Awarded by the European Research Council (ERC), Synergy Grants support groups of two to four researchers to jointly address ambitious research problems that could not be addressed by the individual principal investigators and their teams working alone.
The project OCEAN, On IntelligenCE And Networks, aims to push back the limits of the current artificial intelligence model by developing a new learning methodology, shared between the different users, each one keeping its autonomy and control over its data.
The starting point of this collaboration is federated learning, where several agents participate in the learning task while keeping control over their data. OCEAN will first focus on some identified shortcomings, such as dealing with uncertainty about the outcome of an algorithm or the fact that some users, free-riders, may want to take advantage of others' data without providing viable data themselves, before looking for a new central learning model.
For Éric Moulines, Professor at École Polytechnique’s CMAP[1]: "A key aspect of our vision is that it is explicitly economic and strategic. Agents can be expected to seek fair compensation for the various costs they incur in a collective learning process, including loss of privacy, communication and latency costs, and loss of competitiveness. A natural form of compensation is the ability to obtain more accurate predictions, where the prediction is no longer defined globally, but locally and contextually. Agents who expect compensation for their participation act as economic agents. They may adopt strategic behaviours, such as wanting to manipulate the data they share, for example by revealing only a subset or by adding noise. The full scope of our project includes a wide variety of other types of interactions between economic agents: competition, data security and legal constraints. Data collection and analysis are often associated with feedback loops in which agents may try to optimise the model's predictions to their benefit.
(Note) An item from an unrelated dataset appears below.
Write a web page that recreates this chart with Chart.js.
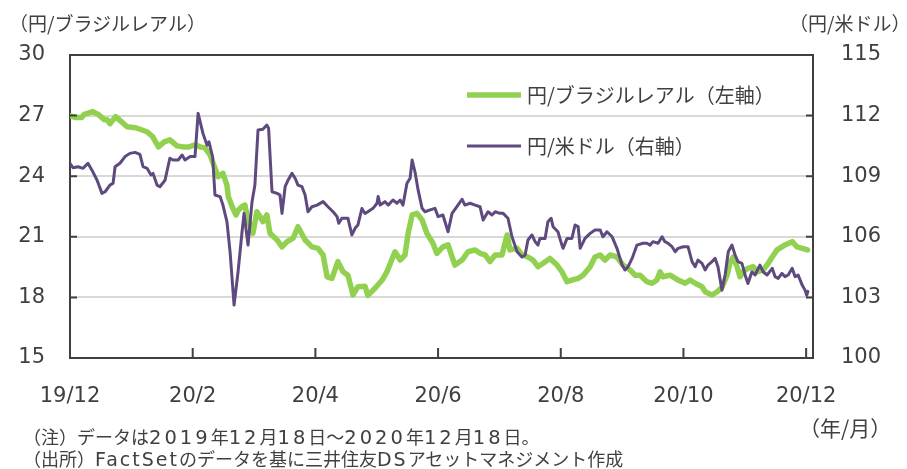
<!DOCTYPE html>
<html><head><meta charset="utf-8">
<script src="https://cdn.jsdelivr.net/npm/chart.js@4.4.1/dist/chart.umd.min.js"></script>
<style>
html,body{margin:0;padding:0;background:#fff;overflow:hidden;}
#wrap{position:relative;width:907px;height:469px;}
canvas{position:absolute;left:0;top:0;}
.t{position:absolute;font-family:"Noto Sans CJK JP","Noto Sans",sans-serif;color:#404040;white-space:nowrap;line-height:1;}
.n{font-size:18px;}
.l{font-family:"DejaVu Sans",sans-serif;font-size:19px;letter-spacing:2px;}
.d{font-family:"DejaVu Sans",sans-serif;font-size:19.5px;letter-spacing:3px;}
</style></head><body>
<div id="wrap">
<canvas id="c" width="907" height="469"></canvas>
<div class="t" style="left:9px;top:13px;font-size:19px;">（円/ブラジルレアル）</div>
<div class="t" style="left:789px;top:13px;font-size:19px;">（円/米ドル）</div>
<div class="t" style="left:799px;top:417px;font-size:21px;">（年/月）</div>
<div class="t n" style="left:23px;top:427px;">（注）データは<span class="d">2019</span>年<span class="d">12</span>月<span class="d">18</span>日～<span class="d">2020</span>年<span class="d">12</span>月<span class="d">18</span>日。</div>
<div class="t n" style="left:23px;top:449px;">（出所）<span class="l">FactSet</span>のデータを基に三井住友<span class="l">DS</span>アセットマネジメント作成</div>
</div>
<script>
// ---- data (x = trading-day index from 2019-12-18) ----
const tickPositions = [0, 43, 86, 129, 172, 215, 258];
const tickLabels = ['19/12', '20/2', '20/4', '20/6', '20/8', '20/10', '20/12'];

const brlDay = [0,2,4,5,8,10,12,13,14,16,18,20,23,25,27,29,31,33,35,37.5,39.6,41.7,43.8,45.6,47.3,49.1,50.8,51.9,53.6,55,55.5,57.1,58.2,58.9,60.3,61.3,62.4,64.1,65.5,66.6,67.6,69,70.1,72.6,74.3,76.1,78.2,79.9,82.4,84.8,86.9,88.7,90.1,91.8,93.9,95.7,97.4,99.2,100.9,103.4,104.4,106.9,109.4,111.1,113.9,115.7,117.4,118.5,119.9,121.6,123.4,125.1,127.2,128.6,130.7,132.5,134.9,137.4,139.5,142,143.7,145.5,147.2,149,151.4,153.2,154.2,156.7,158.4,160.5,162.3,164,165.8,168.2,170.7,172.4,174.2,175.9,178.1,179.8,182.3,184,185.8,187.5,189.3,191.7,193.8,196.3,198,199.8,202.2,204,205.7,206.8,207.8,210.3,213.1,215.6,217.3,219.1,221.5,222.6,225,226.8,228.5,230.3,231.3,232.4,233.8,234.8,235.9,237.6,239.4,241.1,242.9,244.3,246.1,247.8,250.6,253.1,254.8,256.6,258.5];
const brlValue = [27.0,26.9,26.9,27.06,27.2,27.05,26.8,26.8,26.6,26.95,26.7,26.45,26.4,26.3,26.2,25.95,25.45,25.7,25.8,25.5,25.45,25.45,25.55,25.45,25.4,25.05,24.4,23.98,24.14,23.56,22.98,22.4,22.08,22.3,22.5,22.57,21.83,21.17,22.24,22.0,21.75,22.08,21.17,20.84,20.5,20.76,20.93,21.5,20.84,20.5,20.43,20.1,19.02,18.94,19.77,19.27,19.1,18.12,18.53,18.55,18.1,18.45,18.86,19.27,20.26,19.85,20.1,21.17,22.08,22.16,21.83,21.17,20.68,20.18,20.5,20.6,19.6,19.85,20.26,20.35,20.18,20.1,19.77,20.1,20.1,21.09,20.35,20.43,20.1,20.0,19.85,19.52,19.69,19.93,19.6,19.27,18.78,18.86,18.94,19.1,19.52,20.0,20.1,19.85,20.1,20.0,19.6,19.36,19.1,19.1,18.78,18.7,18.86,19.27,19.02,19.1,18.86,18.7,18.86,18.7,18.53,18.28,18.12,18.28,18.5,19.1,19.7,20.0,19.52,19.02,19.27,19.44,19.52,19.27,19.36,19.6,20.0,20.35,20.6,20.76,20.5,20.43,20.35];

const usdDay = [0,1.05,2.8,4.6,6.3,7.7,9.5,11.2,12.3,14.0,15.1,15.8,17.5,19.3,21.0,22.8,24.5,25.6,27.0,28.4,29.1,30.5,31.5,33.3,35.0,36.1,37.9,39.3,40.3,42.1,43.8,44.9,46.6,48.0,48.7,50.0,50.8,52.6,53.6,55.0,56.1,57.5,58.9,60.3,61.0,62.4,63.8,64.8,65.9,67.6,69.0,69.6,70.8,72.6,73.6,74.3,75.4,76.4,77.8,78.9,79.9,81.3,82.4,83.4,84.8,86.6,88.7,90.4,92.2,93.6,94.2,95.3,97.4,98.8,99.9,100.9,102.3,103.4,104.4,106.2,107.6,108.0,108.7,110.4,111.5,113.2,114.6,115.7,116.7,118.1,119.2,119.9,120.9,122.0,123.4,124.4,126.2,127.9,129.0,130.7,132.5,133.9,135.6,137.4,138.4,140.2,142.0,143.7,144.8,146.5,147.9,149.0,150.7,151.8,153.5,154.9,156.7,158.4,159.5,160.5,161.9,163.0,164.0,164.7,166.5,167.5,168.6,169.3,171.0,172.4,172.8,174.2,175.9,177.0,178.1,178.8,180.5,182.3,184.0,185.8,186.8,188.2,190.0,191.7,193.5,194.5,195.6,197.0,198.7,200.8,202.2,203.3,204.3,206.1,207.5,208.5,209.6,211.0,212.1,213.1,214.9,216.6,218.0,219.1,220.1,221.5,222.6,223.6,225.0,226.1,227.1,228.5,229.6,230.7,232.0,233.1,234.1,235.5,236.6,237.6,239.0,240.1,241.8,242.9,244.3,246.1,247.1,248.2,249.5,250.6,251.7,253.1,254.1,255.2,256.6,257.6,258.2,258.6];
const usdValue = [109.64,109.42,109.47,109.39,109.64,109.3,108.8,108.15,108.23,108.56,108.65,109.47,109.64,109.97,110.13,110.18,110.08,109.47,109.39,109.06,109.14,108.56,108.48,108.8,109.89,109.8,109.8,110.05,109.8,109.97,109.97,112.11,111.12,110.54,110.7,109.95,108.07,107.99,107.57,106.75,105.26,102.62,104.27,106.25,107.16,105.59,107.74,108.56,111.29,111.32,111.53,111.37,108.23,108.15,108.07,107.16,108.48,108.8,109.14,108.9,108.56,108.48,108.07,107.24,107.49,107.57,107.74,107.49,107.24,107.0,106.67,106.92,106.92,106.09,106.42,106.58,107.4,107.15,107.24,107.41,107.66,107.99,107.57,107.74,107.57,107.82,107.66,107.82,107.57,108.65,108.9,109.8,109.22,108.32,107.41,107.24,107.33,107.41,107.0,107.08,106.25,107.16,107.49,107.86,107.57,107.66,107.57,107.49,106.83,107.24,107.08,107.24,107.16,107.16,106.92,106.0,105.26,105.0,105.1,105.84,106.09,105.76,105.59,105.92,105.92,106.75,106.92,106.5,106.25,105.59,105.43,105.92,105.92,106.58,106.5,105.43,105.92,106.17,106.34,106.34,106.0,106.25,106.0,105.43,104.6,104.36,104.52,104.93,105.59,105.68,105.68,105.59,105.76,105.68,106.0,105.76,105.68,105.51,105.26,105.43,105.51,105.51,104.77,104.52,104.85,104.68,104.36,104.6,104.77,104.93,104.52,103.36,104.11,105.26,105.59,105.1,104.77,104.68,104.11,103.69,104.27,104.11,104.6,104.27,104.11,104.44,104.03,103.94,104.19,104.03,104.11,104.44,104.03,104.11,103.61,103.36,103.1,103.3];

const seriesNames = ['円/ブラジルレアル（左軸）', '円/米ドル（右軸）'];
const leftTicks = [15, 18, 21, 24, 27, 30];
const rightTicks = [100, 103, 106, 109, 112, 115];

// ---- chart ----
const GREEN = '#92D050', PURPLE = '#5E4A7E', AXIS = '#404040', TEXT = '#404040';
const tickFont = {family: 'DejaVu Sans, Verdana, sans-serif', size: 21};

const framePlugin = {
  id: 'frame',
  afterDraw(chart) {
    const {ctx, chartArea: a, scales} = chart;
    ctx.save();
    ctx.strokeStyle = AXIS;
    ctx.lineWidth = 2;
    ctx.beginPath(); ctx.moveTo(a.left - 1, a.top); ctx.lineTo(a.right + 1, a.top); ctx.stroke();
    ctx.beginPath();
    tickPositions.forEach((v, i) => {
      if (i === 0) return;
      const x = scales.x.getPixelForValue(v);
      ctx.moveTo(x, a.bottom); ctx.lineTo(x, a.bottom - 10);
    });
    leftTicks.forEach(v => {
      const y = scales.yL.getPixelForValue(v);
      ctx.moveTo(a.left, y); ctx.lineTo(a.left + 7, y);
    });
    rightTicks.forEach(v => {
      const y = scales.yR.getPixelForValue(v);
      ctx.moveTo(a.right, y); ctx.lineTo(a.right - 7, y);
    });
    ctx.stroke();
    ctx.font = '20px "Noto Sans CJK JP", sans-serif';
    ctx.textBaseline = 'middle';
    ctx.fillStyle = TEXT;
    const entries = [{ds: chart.data.datasets[1], y: 95}, {ds: chart.data.datasets[0], y: 146}];
    entries.forEach(e => {
      ctx.strokeStyle = e.ds.borderColor;
      ctx.lineWidth = e.ds.borderWidth;
      ctx.beginPath(); ctx.moveTo(467, e.y); ctx.lineTo(521, e.y); ctx.stroke();
      ctx.fillText(e.ds.label, 527, e.y);
    });
    ctx.restore();
  }
};

new Chart(document.getElementById('c'), {
  type: 'line',
  data: {
    datasets: [
      {label: seriesNames[1], data: usdDay.map((d, i) => ({x: d, y: usdValue[i]})), yAxisID: 'yR',
       borderColor: PURPLE, borderWidth: 3, pointRadius: 0, tension: 0, order: 0,
       borderJoinStyle: 'round', borderCapStyle: 'round'},
      {label: seriesNames[0], data: brlDay.map((d, i) => ({x: d, y: brlValue[i]})), yAxisID: 'yL',
       borderColor: GREEN, borderWidth: 5.5, pointRadius: 0, tension: 0, order: 1,
       borderJoinStyle: 'round', borderCapStyle: 'round'}
    ]
  },
  options: {
    responsive: false, animation: false, devicePixelRatio: 1,
    layout: {padding: {top: 55, left: 0, right: 0, bottom: 0}},
    plugins: {legend: {display: false}, tooltip: {enabled: false}},
    scales: {
      x: {
        type: 'linear', min: 0, max: 260.4,
        afterBuildTicks: s => { s.ticks = tickPositions.map(v => ({value: v})); },
        afterFit: s => { s.height = 111; },
        grid: {drawOnChartArea: false, drawTicks: false},
        border: {color: AXIS, width: 2},
        ticks: {autoSkip: false, maxRotation: 0, padding: 26, color: TEXT, font: tickFont,
                callback: (v, i) => tickLabels[i]}
      },
      yL: {
        position: 'left', min: 15, max: 30,
        afterBuildTicks: s => { s.ticks = leftTicks.map(v => ({value: v})); },
        afterFit: s => { s.width = 70; },
        grid: {color: '#D9D9D9', lineWidth: 2, drawTicks: false},
        border: {color: AXIS, width: 2},
        ticks: {padding: 25, color: TEXT, font: tickFont}
      },
      yR: {
        position: 'right', min: 100, max: 115,
        afterBuildTicks: s => { s.ticks = rightTicks.map(v => ({value: v})); },
        afterFit: s => { s.width = 94; },
        grid: {drawOnChartArea: false, drawTicks: false},
        border: {color: AXIS, width: 2},
        ticks: {padding: 28, color: TEXT, font: tickFont}
      }
    }
  },
  plugins: [framePlugin]
});
</script>
</body></html>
Our approach explicitly combines microeconomic concepts with federated machine learning concepts.”
Funded by the European Research Council (ERC), to the tune of €10 million over 6 years, the project is a collaboration between interdisciplinary research teams from several institutions, led respectively by Éric Moulines, École Polytechnique, Michael Jordan, UC Berkeley, Christian Robert, Université Paris Dauphine-PSL and Gareth Roberts from the University of Warwick.